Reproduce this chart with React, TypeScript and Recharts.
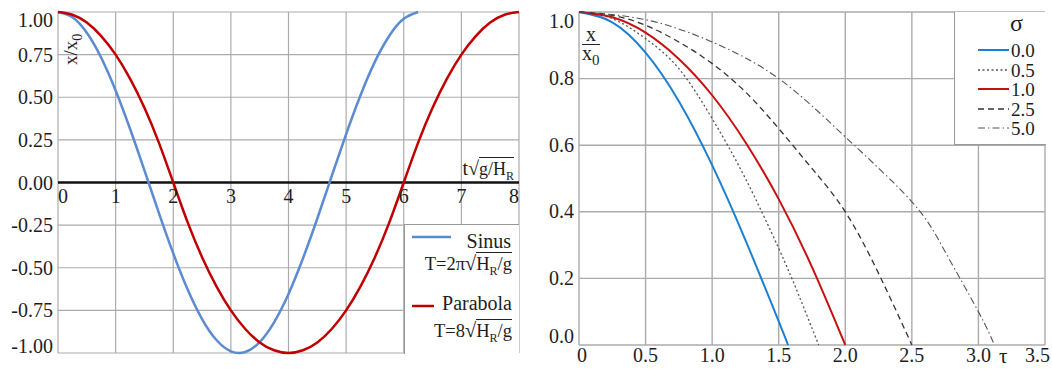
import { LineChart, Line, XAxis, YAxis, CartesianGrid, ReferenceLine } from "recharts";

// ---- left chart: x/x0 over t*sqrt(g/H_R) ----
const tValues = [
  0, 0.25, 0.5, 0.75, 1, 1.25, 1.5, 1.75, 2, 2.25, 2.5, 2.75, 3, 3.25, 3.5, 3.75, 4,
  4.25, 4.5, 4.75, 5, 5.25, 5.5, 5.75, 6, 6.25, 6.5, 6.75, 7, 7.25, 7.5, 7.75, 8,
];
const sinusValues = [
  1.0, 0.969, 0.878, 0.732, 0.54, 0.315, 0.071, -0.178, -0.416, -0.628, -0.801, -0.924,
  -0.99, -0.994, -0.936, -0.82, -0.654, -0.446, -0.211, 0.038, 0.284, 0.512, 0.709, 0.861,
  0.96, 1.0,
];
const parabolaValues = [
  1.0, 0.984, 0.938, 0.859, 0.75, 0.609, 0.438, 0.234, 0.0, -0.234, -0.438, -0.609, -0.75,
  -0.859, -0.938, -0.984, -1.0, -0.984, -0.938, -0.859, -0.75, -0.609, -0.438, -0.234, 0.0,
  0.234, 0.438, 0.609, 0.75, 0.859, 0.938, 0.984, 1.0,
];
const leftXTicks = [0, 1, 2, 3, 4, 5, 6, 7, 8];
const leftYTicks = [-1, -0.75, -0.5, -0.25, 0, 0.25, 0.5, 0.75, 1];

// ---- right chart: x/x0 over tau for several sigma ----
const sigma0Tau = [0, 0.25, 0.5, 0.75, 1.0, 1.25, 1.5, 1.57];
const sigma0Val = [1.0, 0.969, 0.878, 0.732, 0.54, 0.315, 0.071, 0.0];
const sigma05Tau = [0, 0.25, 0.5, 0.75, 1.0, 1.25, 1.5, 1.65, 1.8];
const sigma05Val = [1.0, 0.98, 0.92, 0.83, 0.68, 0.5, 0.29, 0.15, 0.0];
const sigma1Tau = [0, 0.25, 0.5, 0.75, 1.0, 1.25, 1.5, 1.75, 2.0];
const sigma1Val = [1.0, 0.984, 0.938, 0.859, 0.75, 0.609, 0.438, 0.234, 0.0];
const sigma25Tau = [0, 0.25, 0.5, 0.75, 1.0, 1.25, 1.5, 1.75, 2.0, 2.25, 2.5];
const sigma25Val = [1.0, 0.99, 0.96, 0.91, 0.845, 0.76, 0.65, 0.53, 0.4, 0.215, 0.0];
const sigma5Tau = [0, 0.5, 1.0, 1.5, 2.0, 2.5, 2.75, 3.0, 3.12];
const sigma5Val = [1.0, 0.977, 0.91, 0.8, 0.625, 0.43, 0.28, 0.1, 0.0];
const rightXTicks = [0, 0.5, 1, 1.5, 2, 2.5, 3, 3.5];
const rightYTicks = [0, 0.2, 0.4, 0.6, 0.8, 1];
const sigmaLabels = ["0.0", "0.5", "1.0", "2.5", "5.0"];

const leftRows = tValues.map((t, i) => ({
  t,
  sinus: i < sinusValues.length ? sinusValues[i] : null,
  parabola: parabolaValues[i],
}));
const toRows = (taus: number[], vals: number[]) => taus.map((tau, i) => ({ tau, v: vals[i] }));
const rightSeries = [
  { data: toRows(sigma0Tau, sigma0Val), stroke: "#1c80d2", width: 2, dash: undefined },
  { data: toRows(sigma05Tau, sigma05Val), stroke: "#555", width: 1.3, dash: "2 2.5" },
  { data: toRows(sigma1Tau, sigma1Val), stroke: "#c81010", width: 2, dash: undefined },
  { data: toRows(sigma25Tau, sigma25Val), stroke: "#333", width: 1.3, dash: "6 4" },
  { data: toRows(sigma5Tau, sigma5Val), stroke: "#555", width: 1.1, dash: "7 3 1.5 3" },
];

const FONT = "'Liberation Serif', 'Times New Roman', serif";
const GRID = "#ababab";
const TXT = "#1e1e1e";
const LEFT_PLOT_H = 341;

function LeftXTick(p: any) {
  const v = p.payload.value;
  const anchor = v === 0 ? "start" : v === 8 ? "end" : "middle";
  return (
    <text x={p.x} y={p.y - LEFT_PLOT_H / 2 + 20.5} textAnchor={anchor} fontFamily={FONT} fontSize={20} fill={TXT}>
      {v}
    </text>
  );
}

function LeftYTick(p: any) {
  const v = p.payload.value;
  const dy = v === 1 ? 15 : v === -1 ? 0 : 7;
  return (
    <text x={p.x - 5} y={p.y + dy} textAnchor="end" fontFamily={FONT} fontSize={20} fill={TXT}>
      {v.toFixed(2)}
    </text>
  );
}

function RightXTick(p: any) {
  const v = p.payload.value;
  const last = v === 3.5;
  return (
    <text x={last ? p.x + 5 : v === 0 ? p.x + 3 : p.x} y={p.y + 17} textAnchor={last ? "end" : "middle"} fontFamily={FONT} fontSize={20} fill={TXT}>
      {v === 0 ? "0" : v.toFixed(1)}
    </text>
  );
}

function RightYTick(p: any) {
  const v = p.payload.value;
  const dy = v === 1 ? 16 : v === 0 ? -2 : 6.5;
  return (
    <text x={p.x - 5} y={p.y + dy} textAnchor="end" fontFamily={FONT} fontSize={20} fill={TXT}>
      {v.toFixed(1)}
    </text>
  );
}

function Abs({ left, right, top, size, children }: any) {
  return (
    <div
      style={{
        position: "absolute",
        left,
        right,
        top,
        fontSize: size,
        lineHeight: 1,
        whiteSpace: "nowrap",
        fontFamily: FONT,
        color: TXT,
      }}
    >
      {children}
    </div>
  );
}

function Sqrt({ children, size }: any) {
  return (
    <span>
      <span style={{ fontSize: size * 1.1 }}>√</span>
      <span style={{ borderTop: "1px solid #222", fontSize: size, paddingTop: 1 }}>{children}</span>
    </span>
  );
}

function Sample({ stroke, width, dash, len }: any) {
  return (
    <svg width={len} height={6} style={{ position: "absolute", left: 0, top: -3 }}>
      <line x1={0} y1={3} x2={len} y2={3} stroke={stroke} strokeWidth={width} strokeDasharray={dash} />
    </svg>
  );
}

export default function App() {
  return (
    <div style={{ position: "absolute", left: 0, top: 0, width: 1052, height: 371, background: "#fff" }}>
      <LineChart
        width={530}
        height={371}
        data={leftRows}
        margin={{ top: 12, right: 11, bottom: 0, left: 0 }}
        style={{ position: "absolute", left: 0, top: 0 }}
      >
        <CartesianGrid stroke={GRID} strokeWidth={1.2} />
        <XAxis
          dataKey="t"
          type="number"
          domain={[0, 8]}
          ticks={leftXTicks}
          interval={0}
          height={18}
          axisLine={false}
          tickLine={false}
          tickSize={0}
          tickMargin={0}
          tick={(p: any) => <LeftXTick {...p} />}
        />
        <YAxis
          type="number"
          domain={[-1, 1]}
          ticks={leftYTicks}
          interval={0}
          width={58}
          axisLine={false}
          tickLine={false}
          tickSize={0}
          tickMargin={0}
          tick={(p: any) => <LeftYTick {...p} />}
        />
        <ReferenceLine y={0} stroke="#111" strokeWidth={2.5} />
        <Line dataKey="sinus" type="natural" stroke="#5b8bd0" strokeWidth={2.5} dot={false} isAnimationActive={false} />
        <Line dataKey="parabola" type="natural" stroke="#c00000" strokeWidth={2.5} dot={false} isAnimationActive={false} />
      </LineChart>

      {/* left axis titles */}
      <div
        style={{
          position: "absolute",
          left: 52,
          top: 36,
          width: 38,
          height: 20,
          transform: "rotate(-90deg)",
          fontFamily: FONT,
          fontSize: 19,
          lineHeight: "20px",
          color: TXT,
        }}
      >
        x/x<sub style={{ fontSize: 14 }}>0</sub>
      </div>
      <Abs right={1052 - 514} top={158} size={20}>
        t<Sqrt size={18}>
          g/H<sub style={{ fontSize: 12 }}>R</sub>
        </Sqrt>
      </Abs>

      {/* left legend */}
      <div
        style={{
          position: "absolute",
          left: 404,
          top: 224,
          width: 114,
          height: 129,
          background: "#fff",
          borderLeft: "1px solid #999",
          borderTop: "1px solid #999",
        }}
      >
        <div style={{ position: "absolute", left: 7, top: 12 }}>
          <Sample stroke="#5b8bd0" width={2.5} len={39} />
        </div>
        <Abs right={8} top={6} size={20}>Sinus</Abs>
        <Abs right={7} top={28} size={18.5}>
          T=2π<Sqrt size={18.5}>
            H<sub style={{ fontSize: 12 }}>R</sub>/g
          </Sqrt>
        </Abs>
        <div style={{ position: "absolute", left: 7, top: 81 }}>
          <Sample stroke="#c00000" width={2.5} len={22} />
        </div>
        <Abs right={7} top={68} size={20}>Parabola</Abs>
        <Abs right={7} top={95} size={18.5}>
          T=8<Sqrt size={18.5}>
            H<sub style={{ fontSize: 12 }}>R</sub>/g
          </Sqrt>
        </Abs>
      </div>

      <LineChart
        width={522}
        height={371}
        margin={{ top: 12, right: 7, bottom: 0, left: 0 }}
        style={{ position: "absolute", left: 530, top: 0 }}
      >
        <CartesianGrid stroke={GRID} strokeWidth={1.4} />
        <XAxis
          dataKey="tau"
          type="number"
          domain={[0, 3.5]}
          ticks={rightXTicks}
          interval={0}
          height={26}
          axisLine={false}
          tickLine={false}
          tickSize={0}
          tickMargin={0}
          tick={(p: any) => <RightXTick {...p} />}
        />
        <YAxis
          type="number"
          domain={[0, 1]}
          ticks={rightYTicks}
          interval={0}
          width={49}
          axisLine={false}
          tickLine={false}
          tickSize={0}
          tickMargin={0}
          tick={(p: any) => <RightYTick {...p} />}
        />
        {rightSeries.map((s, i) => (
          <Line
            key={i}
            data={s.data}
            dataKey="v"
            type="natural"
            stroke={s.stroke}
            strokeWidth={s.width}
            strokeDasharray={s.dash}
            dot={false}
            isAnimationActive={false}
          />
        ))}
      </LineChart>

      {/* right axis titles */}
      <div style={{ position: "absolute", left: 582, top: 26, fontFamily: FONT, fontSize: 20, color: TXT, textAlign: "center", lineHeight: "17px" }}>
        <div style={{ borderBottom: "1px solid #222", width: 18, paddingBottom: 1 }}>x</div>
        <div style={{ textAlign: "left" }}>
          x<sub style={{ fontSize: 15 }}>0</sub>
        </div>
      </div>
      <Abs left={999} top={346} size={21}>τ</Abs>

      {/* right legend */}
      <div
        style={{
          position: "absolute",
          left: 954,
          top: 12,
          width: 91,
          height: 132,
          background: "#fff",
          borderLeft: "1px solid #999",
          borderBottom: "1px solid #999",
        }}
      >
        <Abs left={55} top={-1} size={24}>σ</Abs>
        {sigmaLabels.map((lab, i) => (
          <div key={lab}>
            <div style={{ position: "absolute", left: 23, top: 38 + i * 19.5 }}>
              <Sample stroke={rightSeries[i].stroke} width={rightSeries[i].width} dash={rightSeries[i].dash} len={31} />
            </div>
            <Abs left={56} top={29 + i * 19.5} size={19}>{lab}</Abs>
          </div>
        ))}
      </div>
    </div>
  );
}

────────

Goal =>
Return the material line for line, from its beginning to the line that contains "0.5, 0.75, 1];", with the pictures left out.

The solution =>
Reproduce this chart with React, TypeScript and Recharts.
import { LineChart, Line, XAxis, YAxis, CartesianGrid, ReferenceLine } from "recharts";

// ---- left chart: x/x0 over t*sqrt(g/H_R) ----
const tValues = [
  0, 0.25, 0.5, 0.75, 1, 1.25, 1.5, 1.75, 2, 2.25, 2.5, 2.75, 3, 3.25, 3.5, 3.75, 4,
  4.25, 4.5, 4.75, 5, 5.25, 5.5, 5.75, 6, 6.25, 6.5, 6.75, 7, 7.25, 7.5, 7.75, 8,
];
const sinusValues = [
  1.0, 0.969, 0.878, 0.732, 0.54, 0.315, 0.071, -0.178, -0.416, -0.628, -0.801, -0.924,
  -0.99, -0.994, -0.936, -0.82, -0.654, -0.446, -0.211, 0.038, 0.284, 0.512, 0.709, 0.861,
  0.96, 1.0,
];
const parabolaValues = [
  1.0, 0.984, 0.938, 0.859, 0.75, 0.609, 0.438, 0.234, 0.0, -0.234, -0.438, -0.609, -0.75,
  -0.859, -0.938, -0.984, -1.0, -0.984, -0.938, -0.859, -0.75, -0.609, -0.438, -0.234, 0.0,
  0.234, 0.438, 0.609, 0.75, 0.859, 0.938, 0.984, 1.0,
];
const leftXTicks = [0, 1, 2, 3, 4, 5, 6, 7, 8];
const leftYTicks = [-1, -0.75, -0.5, -0.25, 0, 0.25, 0.5, 0.75, 1];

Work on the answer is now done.